Pour nous, l’Atelier Mock-up est un prolongement, une suite logique à notre expérience marquante au sein du Fablab. Le pavillon numérique fut en quelque sorte l’étincelle qui nous a donné envie de croire que nous pouvions faire une différence dans notre domaine. Au-delà du geste ou de la forme « numérique », nous croyons que le dialogue entre l’outil de conception et l’outil de fabrication permettra d’intégrer une plus-value au design architectural. Notre entreprise suit les traces de prédécesseurs inspirants tels que Nadaaa à Boston, Design-to-production en Suisse et Eventscape à Toronto, pour ne nommer que ceux-là. Dans la préface de l’exposition qui accompagnait le projet du pavillon, le professeur Samuel Bernier-Lavigne (fondateur du Fablab de l’école d’architecture) résumait avec une grande justesse le point d’ancrage de nos efforts; 

« ces futurs architectes rêvent à un nouveau modèle de pratique. Celui-ci se situe au confluent de plusieurs spécificités de la discipline : évidemment l’architecte comme concepteur, mais aussi l’architecte comme chercheur, l’architecte comme maker (mouvement visant la réalisation matérielle d’idées expérimentales émergeant de la culture des fablabs), puis l’architecte comme entrepreneur ». 
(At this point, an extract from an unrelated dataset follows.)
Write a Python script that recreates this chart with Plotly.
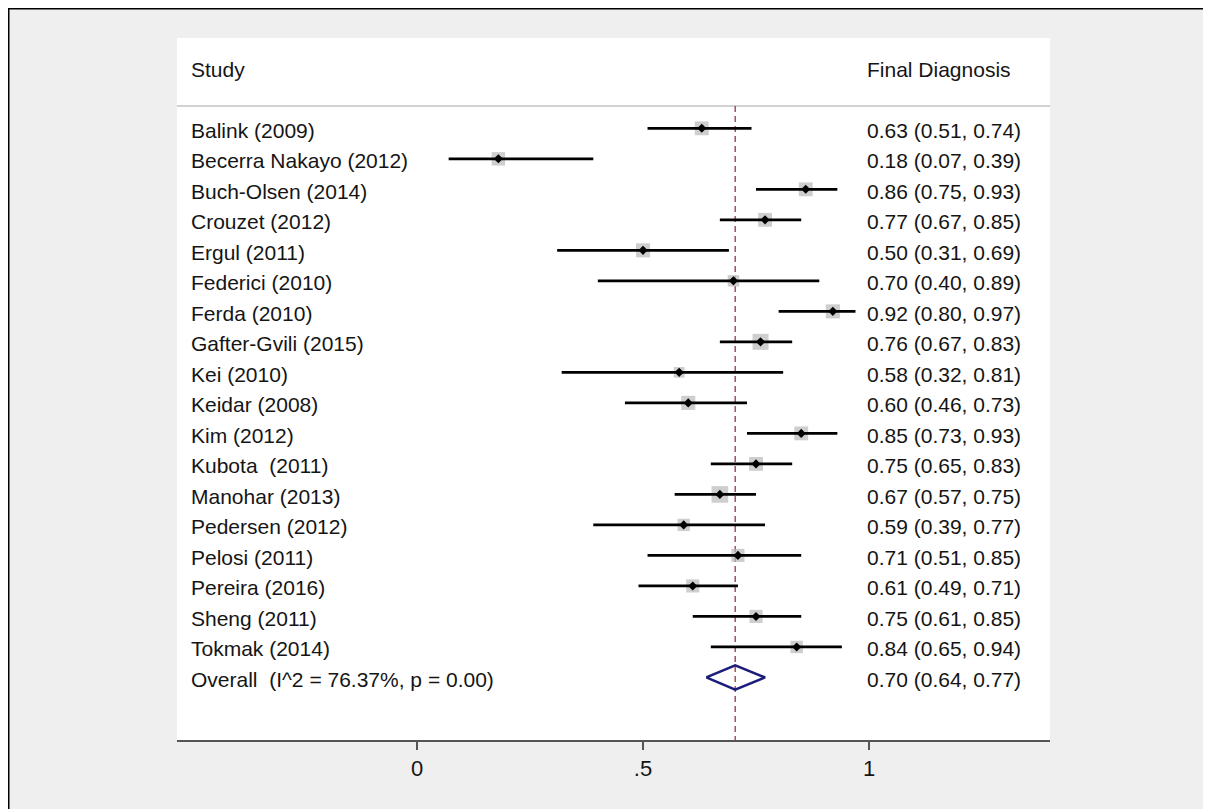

Il s’agit d’abord et avant tout de tenter de mettre de l’avant le savoir-faire et le talent des créateurs d’ici. De permettre à nos amis, nos collègues, aux architectes et aux designers de tous les horizons d’innover et de repousser les limites de leur créativité. Au-delà du projet d’idéation, du projet d’architecture ou bien même du projet d’entreprise, nous aspirons à faire notre part pour élever la qualité, réduire les limites de la construction et en faire bénéficier l’architecture.